The decision by British voters in a June 23, 2016 referendum to leave the European Union has significantly affected both the equity and debt segments of international financial markets. As with other market dislocations, the decision has also affected US tax-qualified plans, since they invest in those markets as a source of funding and use corporate bond rates for a variety of derivative purposes. The effects differ, however, between defined benefit (DB) and defined contribution (DC) plans.
Potential Effects of Brexit on DB Plans
In the case of DB plans, Brexit potentially has implications for funding levels, lump sum payments, Pension Benefit Guaranty Corporation (PBGC) premiums, and financial accounting results—all of which are the responsibility of the plan sponsor (rather than participants).
Specifically, the vote has triggered a decline in interest rates—including corporate bond rates—that may have at least a short-term adverse effect on the funded status of many DB plans, since (i) corporate bond rates are the proxy used to determine the present value of liabilities for minimum funding purposes, and (ii) a decrease in rates triggers an increase in liabilities (present value inversely goes up as interest rates go down).
This effect will be mitigated somewhat, however, since DB plans generally can use a 25-year average of interest rates (with a 90% floor) for funding purposes, which tends to “smooth out” periodic spikes like Brexit.
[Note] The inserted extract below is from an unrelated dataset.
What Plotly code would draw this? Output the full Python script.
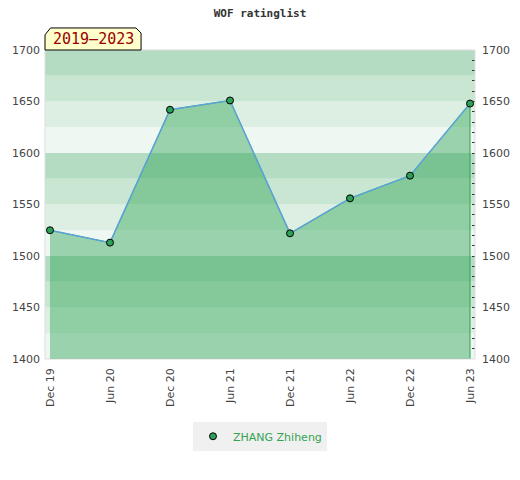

Still, if interest rates (which are already at historically low levels) decline further or continue to be depressed by the aftershocks of Brexit, more headwinds for DB plans seeking to improve their funded status will be created.
By contrast, DB plans must use a market rate of interest—that is, without “smoothing”—for lump sum, PBGC variable premium, and financial accounting purposes. As a result, any downward trajectory of interest rates triggered by Brexit will more directly affect DB plans for these three purposes. Thus, for example, the dollar amount of lump sums paid to employees will increase as rates fall (that is, lump sum present values grow inversely to interest rates).
This effect on the calculation of lump sum payments may be delayed somewhat, since most plans use a “look back” date for the related interest rates (such as the rate in effect two months before the start of the plan year in which the lump sum was paid). Nevertheless, if interest rates stay low or decline, these lower rates ultimately will roll into effect for lump sum calculation purposes. Plan sponsors that are otherwise so inclined may view this as an impetus to offer lump sum windows or annuity buyouts—sooner rather than later (and before any lower interest rates roll into effect). This is especially true of annuity buyouts, since insurance companies tend to use rates for premium calculations that are even more conservative (i.e., lower) than the corporate bond rates used under ERISA.
Similarly, the PBGC variable rate premium is essentially determined using the same rate as is used for lump sums, but without a lag. This will increase the liabilities that form the basis for determining the amount of the variable premium.
Finally, the use of spot fixed income rates for financial accounting purposes will have an adverse effect on a company’s balance sheet to the extent they trigger an increase in reportable plan liabilities. The impact will be much more pronounced than is the case with minimum funding considerations, since the use of spot rates does not allow the impact of currently falling rates to be offset by the prior year increases used in a “smoothing” approach.
Potential Effects of Brexit on DC Plans
In the case of DC plans, participants generally bear the primary risk (and reward) of their investment choices, as allowed by ERISA Section 404(c). Thus, they will bear the risk of both declining bond prices and more volatile financial markets generally. Plan fiduciaries may want to consider alerting participants to the issues raised by Brexit, the possible impact on plan investments, the advisability of staying the course in turbulent markets, diversification considerations, and any other Brexit-related issues relevant to participation in the DC plan, but should be careful to avoid providing specific investment recommendations or advice that may be subject to ERISA’s fiduciary obligations.
In the case of both DB and DC plans, the fiduciary responsible for selecting investments (such as an investment committee) should continue to monitor developments in the financial markets and react as appropriate, in light of the plan’s investment policy statement and the general fiduciary requirements of ERISA. Federal courts and the US Department of Labor have consistently stated that ERISA fiduciaries are not held to a standard of omniscience, but they are required to exercise “procedural prudence” in selecting and monitoring plan investments. This sort of prudence would include adhering to the processes and other mandates established in the fiduciary’s charter or other governing document.